You can appoint a number of executors who can share the responsibility of dealing with the estate, but they must all agree on the final decisions. Sometimes disagreements arise, for example, about the correct time to sell a house to make the most money. Any issues need to be resolved in order for probate to move forward. If communication doesn’t work then one person can renounce their role as executor or they can head to the probate court to have the other removed. You will need to seek legal advice in this situation.
A beneficiary may wish to consider a claim against an executor in many situations, but common scenarios include:
• A delay in the administration of the estate or the distribution of money to beneficiaries;
• Disagreement about the sale of a house belonging to the estate. The house may be being sold too slowly or at the wrong price, or perhaps at a price which is too low, to someone closely associated with the executor;
• If an executor is rejecting or failing to seek sensible financial advice on financial issues, such as the sale of valuable items or shares at the right price;
• Failing to act quickly in respect of ‘volatile’ assets such as shareholdings. The value of shares might dramatically decrease, diminishing the value of a legacy of shares to beneficiaries;
• There may be disagreements between family members about where the deceased should be buried or about their headstone;
• There may be accusations that an executor is acting in an obvious ‘conflict of interest’ if they are also a beneficiary as well.

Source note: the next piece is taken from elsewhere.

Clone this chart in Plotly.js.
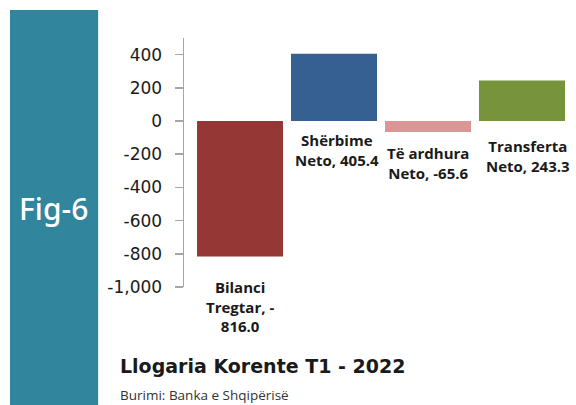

• It may be alleged, for example, that they are using the estate’s money to improve or repair a house that only one executor/beneficiary is due to receive under the will;
• There may be a refusal on the part of an executor to investigate financial losses or allegations arising before the deceased died, perhaps during a period of time when the deceased was mentally incapable or vulnerable. The value of an estate when someone dies may be considerably lower than the beneficiaries of the estate expected, due to some of the deceased’s funds being spent or diminished during their lifetime. This may occur where an executor has also been an attorney for the deceased person during the last phase of their life. Perhaps money has been gifted or misused by the attorney during this period;
• The executors may refuse to provide adequate information to beneficiaries about the estate (although there are limits in what a beneficiary can reasonably ask for information about);
• There may be an alleged failure to communicate with beneficiaries about what is happening or the administration of the estate may have halted due to an inability between executors to agree on what should be done;
• The executors may have to deal with claims against the estate from other people, for example under the Inheritance (Provision for Family & Dependents) Act 1975 or a challenge to the validity of a will itself.